HNPCC (Lynch syndrome) is one of the most common cancer predisposition syndromes, affecting as many as 1 in 200 individuals in the western world (Lynch et al., 1993). Affected individuals develop tumors of the colon, endometrium, ovary and other organs, often before 50 years of age. Although the familial nature of this syndrome was discovered nearly a century ago (Wartin et al., 1913), the role of heredity in its causation remained difficult to define (Lynch et al., 1966). Recently, however, linkage analysis in two large kindreds demonstrated association with polymorphic markers on chromosome 2 (Peltomaki et al., 1993a). Studies in other families suggested that neoplasia in a major fraction of HNPCC kindreds is linked to this same chromosome 2p locus (Aaltonen et al., 1993).
HNPCC is defined clinically by the occurrence of early-onset colon and other specific cancers in first degree relatives spanning at least two generations (Lynch et al., 1993). The predisposition is inherited in an autosomal dominant fashion. It was initially expected that the gene(s) responsible for HNPCC would be a tumor suppressor gene, as other previously characterized cancer predisposition syndromes with this mode of inheritance are caused by suppressor gene mutations (reviewed in Knudson, 1993). But the analysis of tumors from HNPCC patients suggested a different mechanism. Most loci encoding tumor suppressor genes undergo somatic losses during tumorigenesis (Stanbridge, 1990).

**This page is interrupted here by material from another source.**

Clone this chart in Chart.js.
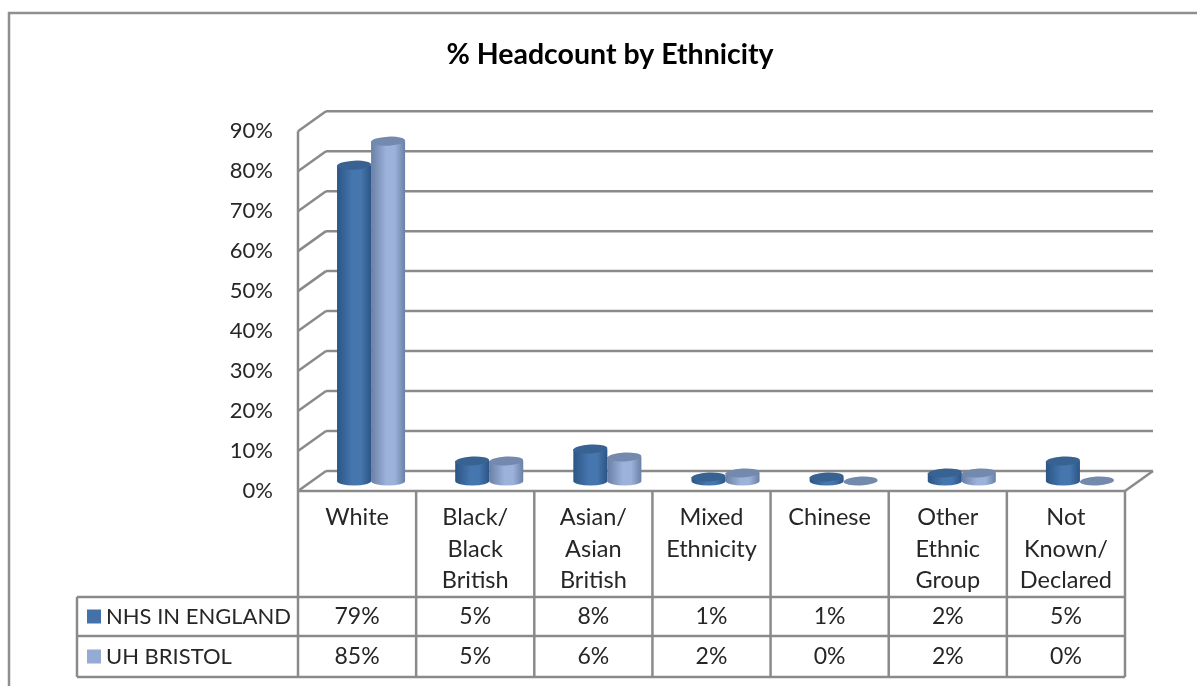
<!DOCTYPE html>
<html>
<head>
<meta charset="utf-8">
<title>% Headcount by Ethnicity</title>
<style>
  html, body { margin: 0; background: #fff; }
  canvas { display: block; }
</style>
<script src="https://cdn.jsdelivr.net/npm/chart.js@4/dist/chart.umd.min.js"></script>
</head>
<body>
<canvas id="chart" width="1197" height="686"></canvas>
<script>
const categories = [
  ["White"],
  ["Black/", "Black", "British"],
  ["Asian/", "Asian", "British"],
  ["Mixed", "Ethnicity"],
  ["Chinese"],
  ["Other", "Ethnic", "Group"],
  ["Not", "Known/", "Declared"]
]
const nhsEngland = [79, 5, 8, 1, 1, 2, 5]
const uhBristol = [85, 5, 6, 2, 0, 2, 0]
const seriesNames = ["NHS IN ENGLAND", "UH BRISTOL"]
const swatches = ["#4472a8", "#95aad4"]

const font = "Lato"
const line = "#8a8a8a"
const text = "#262626"

// depth of the fake 3D box, the bars stand half way in
const depthX = 28
const depthY = -20

// left/mid/right shades of each cylinder and its lid
const shades = [
  { side: "#2b5585", mid: "#4676ae", lid: "#386291" },
  { side: "#6a80a6", mid: "#9cb2da", lid: "#7389ad" }
]

const seg = (ctx, x1, y1, x2, y2) => {
  ctx.beginPath()
  ctx.moveTo(x1, y1)
  ctx.lineTo(x2, y2)
  ctx.stroke()
}

const box3d = {
  id: "box3d",
  beforeDatasetsDraw(chart) {
    const { ctx, scales: { x, y } } = chart
    const left = x.left, right = x.right
    ctx.save()
    ctx.strokeStyle = line
    ctx.lineWidth = 2.5
    y.ticks.forEach(t => {
      const py = y.getPixelForValue(t.value)
      seg(ctx, left, py, left + depthX, py + depthY)
      seg(ctx, left + depthX, py + depthY, right + depthX, py + depthY)
    })
    const y0 = y.getPixelForValue(0)
    seg(ctx, left, y.top, left, y0)
    seg(ctx, left, y0, right, y0)
    seg(ctx, right, y0, right + depthX, y0 + depthY)
    ctx.restore()
  },
  // swap the flat bars for cylinders
  beforeDatasetDraw(chart, args) {
    const { ctx } = chart
    const shade = shades[args.index]
    args.meta.data.forEach(bar => {
      const w = bar.width
      const l = bar.x - w / 2 + depthX / 2
      const cx = bar.x + depthX / 2
      const top = bar.y + depthY / 2
      const base = bar.base + depthY / 2
      const ry = 4.5
      ctx.save()
      if (base - top > 0.5) {
        const grad = ctx.createLinearGradient(l, 0, l + w, 0)
        grad.addColorStop(0, shade.side)
        grad.addColorStop(0.45, shade.mid)
        grad.addColorStop(0.7, shade.mid)
        grad.addColorStop(1, shade.side)
        ctx.fillStyle = grad
        ctx.beginPath()
        ctx.moveTo(l, top)
        ctx.lineTo(l, base)
        ctx.ellipse(cx, base, w / 2, ry, 0, Math.PI, 0, true)
        ctx.lineTo(l + w, top)
        ctx.closePath()
        ctx.fill()
      }
      ctx.fillStyle = shade.lid
      ctx.beginPath()
      ctx.ellipse(cx, top, w / 2, ry, -0.05, 0, Math.PI * 2)
      ctx.fill()
      ctx.restore()
    })
    return false
  }
}

// data table under the plot, one column per category
const dataTable = {
  id: "dataTable",
  afterDraw(chart) {
    const { ctx, scales: { x, y } } = chart
    const top = y.getPixelForValue(0)
    const rows = [597, 636, 677]
    const tableLeft = 77
    const step = (x.right - x.left) / categories.length
    ctx.save()

    // outer frame of the whole chart, it runs off the right and bottom
    ctx.strokeStyle = "#8f8f8f"
    ctx.lineWidth = 2.5
    ctx.beginPath()
    ctx.moveTo(9, 686)
    ctx.lineTo(9, 13)
    ctx.lineTo(1197, 13)
    ctx.stroke()

    ctx.strokeStyle = line
    categories.forEach((c, i) => seg(ctx, x.left + step * (i + 1), top, x.left + step * (i + 1), rows[2]))
    seg(ctx, x.left, top, x.left, rows[2])
    rows.forEach(r => seg(ctx, tableLeft, r, x.right, r))
    seg(ctx, tableLeft, rows[0], tableLeft, rows[2])

    ctx.textBaseline = "middle"
    ;[nhsEngland, uhBristol].forEach((vals, s) => {
      const cy = (rows[s] + rows[s + 1]) / 2
      ctx.fillStyle = swatches[s]
      ctx.fillRect(87, cy - 7, 14, 14)
      ctx.fillStyle = text
      ctx.font = "22px " + font
      ctx.textAlign = "left"
      ctx.fillText(seriesNames[s], 106, cy)
      ctx.font = "23px " + font
      ctx.textAlign = "center"
      vals.forEach((v, i) => ctx.fillText(v + "%", x.getPixelForValue(i), cy))
    })
    ctx.restore()
  }
}

Chart.register(box3d, dataTable)

const headcountChart = new Chart(document.getElementById("chart"), {
  type: "bar",
  data: {
    labels: categories,
    datasets: [
      { label: seriesNames[0], data: nhsEngland, backgroundColor: swatches[0] },
      { label: seriesNames[1], data: uhBristol, backgroundColor: swatches[1] }
    ]
  },
  options: {
    responsive: false,
    animation: false,
    barPercentage: 1,
    categoryPercentage: 0.576,
    layout: { padding: { left: 95, right: 72, top: 0, bottom: 0 } },
    plugins: {
      legend: { display: false },
      tooltip: { enabled: false },
      title: {
        display: true,
        text: "% Headcount by Ethnicity",
        color: "#000",
        font: { family: font, size: 28.5, weight: "bold" },
        padding: { top: 38, bottom: 59 }
      }
    },
    scales: {
      x: {
        grid: { display: false },
        border: { display: false },
        afterFit: s => { s.height = 195 },
        ticks: {
          color: text,
          font: { family: font, size: 23.5, lineHeight: 1.34 },
          maxRotation: 0,
          autoSkip: false,
          padding: 3
        }
      },
      y: {
        min: 0,
        max: 90,
        grid: { display: false },
        border: { display: false },
        afterFit: s => { s.width = 203 },
        ticks: {
          stepSize: 10,
          color: text,
          padding: 17,
          font: { family: font, size: 22 },
          callback: v => v + "%"
        }
      }
    }
  }
})
</script>
</body>
</html>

In contrast, both alleles of chromosome 2p loci were found to be retained in HNPCC tumors (Aaltonen et al., 1993). During this search for chromosome 2 losses, however, it was noted that HNPCC tumors exhibited somatic alterations of numerous microsatellite sequences.
Widespread, subtle alterations of the cancer cell genome were first detected in a subset of sporadic colorectal tumors using the arbitrarily-primed polymerase chain reaction (Peinado et al., 1992). These alterations were subsequently found to represent deletions of up to 4 nucleotides in genomic polyA tracts (Ionov et al., 1993). Other studies showed that a similar, distinctive subgroup of sporadic tumors had insertions or deletions in a variety of simple repeated sequences, particularly microsatellite sequences consisting of dinucleotide or trinucleotide repeats (Ionov et al., 1993; Thibodeau et al., 1993; Aaltonen et al., 1993). Interestingly, these sporadic tumors had certain features in common with those developing in HNPCC kindreds, such as a tendency to be located on the right side of the colon and to be near-diploid. These and other data suggested that HNPCC and a subset of sporadic tumors were associated with a heritable defect causing replication errors (RER) of microsatellites (Ionov et al., 1993; Aaltonen et al., 1993).

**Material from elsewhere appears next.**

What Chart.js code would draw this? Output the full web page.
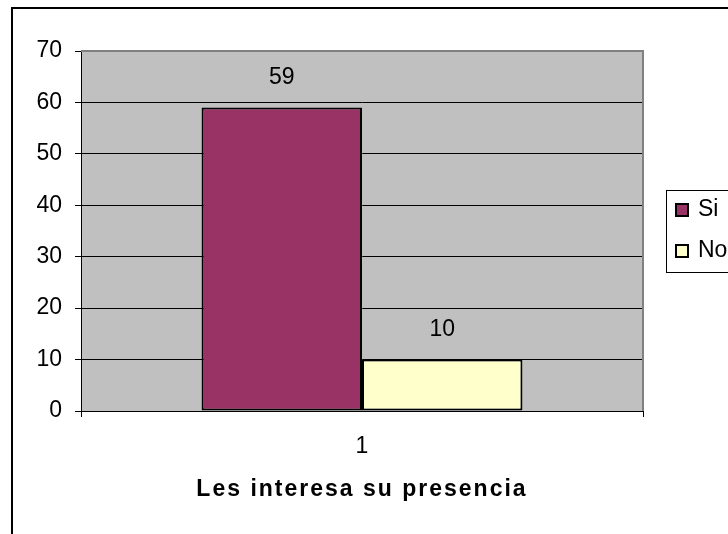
<!DOCTYPE html>
<html>
<head>
<meta charset="utf-8">
<script src="https://cdn.jsdelivr.net/npm/chart.js@4/dist/chart.umd.min.js"></script>
<style>
html, body { margin: 0; padding: 0; background: #fff; overflow: hidden; }
#wrap { position: relative; width: 728px; height: 534px; }
</style>
</head>
<body>
<div id="wrap"><canvas id="chart" width="728" height="534"></canvas></div>
<script>
// chart data
const categories = ['1'];
const seriesNames = ['Si', 'No'];
const siValues = [59];
const noValues = [10];
const seriesColors = ['#993366', '#FFFFCC'];
const yTickValues = [0, 10, 20, 30, 40, 50, 60, 70];
const axisTitle = 'Les interesa su presencia';

Chart.defaults.font.family = "'Liberation Sans', Arial, sans-serif";
Chart.defaults.color = '#000';

// gray plot area, outer frame, value labels and boxed legend (Excel look)
const excelFrame = {
    id: 'excelFrame',
    beforeDraw(chart) {
        const { ctx, chartArea: a, width, height } = chart;
        ctx.save();
        ctx.fillStyle = '#fff';
        ctx.fillRect(0, 0, width, height);
        ctx.strokeStyle = '#000';
        ctx.lineWidth = 2;
        ctx.strokeRect(12, 8, width + 20, height + 20);
        ctx.fillStyle = '#c0c0c0';
        ctx.fillRect(a.left, a.top, a.right - a.left, a.bottom - a.top);
        ctx.restore();
    },
    beforeDatasetsDraw(chart) {
        const { ctx, chartArea: a } = chart;
        ctx.save();
        ctx.strokeStyle = '#808080';
        ctx.lineWidth = 2;
        ctx.beginPath();
        ctx.moveTo(a.left, a.top);
        ctx.lineTo(a.right, a.top);
        ctx.lineTo(a.right, a.bottom);
        ctx.stroke();
        ctx.restore();
    },
    afterDatasetsDraw(chart) {
        const { ctx, chartArea: a } = chart;
        ctx.save();
        ctx.font = "23px 'Liberation Sans', Arial, sans-serif";
        ctx.fillStyle = '#000';
        ctx.textAlign = 'center';
        ctx.textBaseline = 'middle';
        chart.data.datasets.forEach((ds, i) => {
            chart.getDatasetMeta(i).data.forEach((bar, j) => {
                ctx.fillText(String(ds.data[j]), bar.x, bar.y - 30);
            });
        });

        // legend
        const cy = (a.top + a.bottom) / 2;
        const left = a.right + 23;
        const top = cy - 41;
        ctx.strokeStyle = '#000';
        ctx.lineWidth = 1;
        ctx.strokeRect(left + 0.5, top + 0.5, 200, 82);
        ctx.textAlign = 'left';
        chart.data.datasets.forEach((ds, i) => {
            const ty = cy - 21 + i * 41;
            ctx.fillStyle = ds.backgroundColor;
            ctx.fillRect(left + 10, ty - 6, 12, 12);
            ctx.lineWidth = 2;
            ctx.strokeRect(left + 10, ty - 6, 12, 12);
            ctx.fillStyle = '#000';
            ctx.fillText(ds.label, left + 32, ty);
        });
        ctx.restore();
        // spaced-out axis title (x grid layer is drawn after datasets)
        ctx.letterSpacing = '2px';
    },
    afterDraw(chart) {
        chart.ctx.letterSpacing = '0px';
    }
};

new Chart(document.getElementById('chart'), {
    type: 'bar',
    data: {
        labels: categories,
        datasets: [
            {
                label: seriesNames[0],
                data: siValues,
                backgroundColor: seriesColors[0],
                borderColor: '#000',
                borderWidth: 2,
                borderSkipped: false,
                categoryPercentage: 0.571,
                barPercentage: 1
            },
            {
                label: seriesNames[1],
                data: noValues,
                backgroundColor: seriesColors[1],
                borderColor: '#000',
                borderWidth: 2,
                borderSkipped: false,
                categoryPercentage: 0.571,
                barPercentage: 1
            }
        ]
    },
    options: {
        responsive: false,
        animation: false,
        devicePixelRatio: 1,
        layout: { padding: { top: 51, left: 0, right: 85, bottom: 0 } },
        plugins: {
            legend: { display: false },
            tooltip: { enabled: false }
        },
        scales: {
            x: {
                grid: { drawOnChartArea: false, drawTicks: true, tickLength: 6, tickColor: '#000', offset: true, z: 1 },
                border: { color: '#000', width: 1, z: 1 },
                ticks: { font: { size: 23 }, padding: 16, color: '#000' },
                title: {
                    display: true,
                    text: axisTitle,
                    color: '#000',
                    font: { size: 23, weight: 'bold' },
                    padding: { top: 0, bottom: 31 }
                },
                afterFit(scale) { scale.height = 123; }
            },
            y: {
                min: yTickValues[0],
                max: yTickValues[yTickValues.length - 1],
                ticks: { stepSize: yTickValues[1] - yTickValues[0], font: { size: 23 }, padding: 13, color: '#000' },
                grid: { color: '#000', lineWidth: 1, tickLength: 6, tickColor: '#000' },
                border: { color: '#000', width: 1 },
                afterFit(scale) { scale.width = 81; }
            }
        }
    },
    plugins: [excelFrame]
});
</script>
</body>
</html>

The mechanism underlying the postulated defect could not be determined from the study of tumor DNA, but studies in simpler organisms provided an intriguing possibility (Levinson and Gutman, 1987; Strand et al., 1993). This work showed that bacteria and yeast containing defective mismatch repair genes manifest instability of dinucleotide repeats. The disruption of genes primarily involved in DNA replication or recombination had no apparent effect on the fidelity of microsatellite replication (reviewed in Kunkel, 1993). These pivotal studies suggested that defective mismatch repair might be responsible for the microsatellite alterations in the tumors from HNPCC patients (Strand et al., 1993). This hypothesis was proven when hMSH2, one of the genes responsible for HNPCC, was identified. Leach et al., (1993); Fishel, et al., (1993).
There is a need in the art for methods of diagnosing and prognosing mismatch repair defects involved in inherited and somatic cancers. Such tumors have a more favorable prognosis than others. There is also a need in the art for improved methods for assessing the proliferative index of cells which index can be used as a prognostic factor in cancers.